I am going to be upfront from the beginning. This is a post about what I do not post about.
Let me explain.
There are special needs parenting blogs out there written by parents that take a ‘tell it like it is’ approach to what life is like with their child/ren.
I read these blogs. I ‘get it’. It is my personal choice to not go into some of the more difficult day-to-day details about my Kiddo on this blog. There are a for a few reasons for this.
Well … three reasons.
1. My son can read. Not fluently yet… but soon he will. One day he may choose to read this blog and I am mindful of this when I write.
2. My son can talk. It so follows that he can ask questions. About everything.
3. It is his life. Not mine.
So… Yes. Apart from the daily challenges of raising a child, there are absolutely the extra challenges of raising a child with special needs. Some of these challenges are unique to autism. That is a fact.
Some of these challenges are big, some small. Some days are smoother sailing. Some days things go pear shaped and the wheels completely fall off. Some days, even months, are just downright impossible.
But here’s the thing. In the past twelve months I have been pregnant with my second child, I have given birth and I have moved countries. I have set up life in a new house, with a new school, new friends, new church, basically new everything.

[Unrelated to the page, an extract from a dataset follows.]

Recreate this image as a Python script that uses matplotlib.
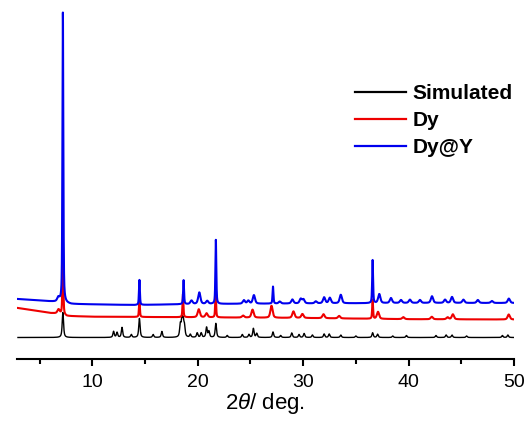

I have had ‘glass behind the eyes’ levels of tiredness with a new baby. I experienced crushing jet lag. I would do a 100 jobs a day and still barely scratch the surface of what needed to be done. There were some crazy, scrape -through-by-the-skin-of-my-teeth, yes-I will-be-using-catastrophic-language- when-conversing-with-my-husband kind of days.
Now I no longer reside inside the eye of that tornado. Things are calmer and I am feeling settled. Kiddo and Baby Girl are doing well. This makes me breathe easy.
So thankfully my husband did not write about what things were like when I was having a more difficult time. He did not post it on the internet. It’s hardly news that even though I am in my late thirties and I do not have a disability that yes- I do have challenging times!
My son is six. He has autism. I feel utterly distressed when he is having a hard time. Sometimes answers for him come from my own knowledge and experience, sometimes help comes from other autism mama’s, and sometimes from educators and professionals. Sometimes there does not seem to be an immediate solution and it is really tough. To date though he (and we) have been able to get through and get on with our own version of ‘normal life’.
When it is not my Proudest Moment or my Finest Hour I take it for granted that those hours and moments will stay off the internet and within the loving confines of my family and closest friends.
I want my son to be able to take this for granted also.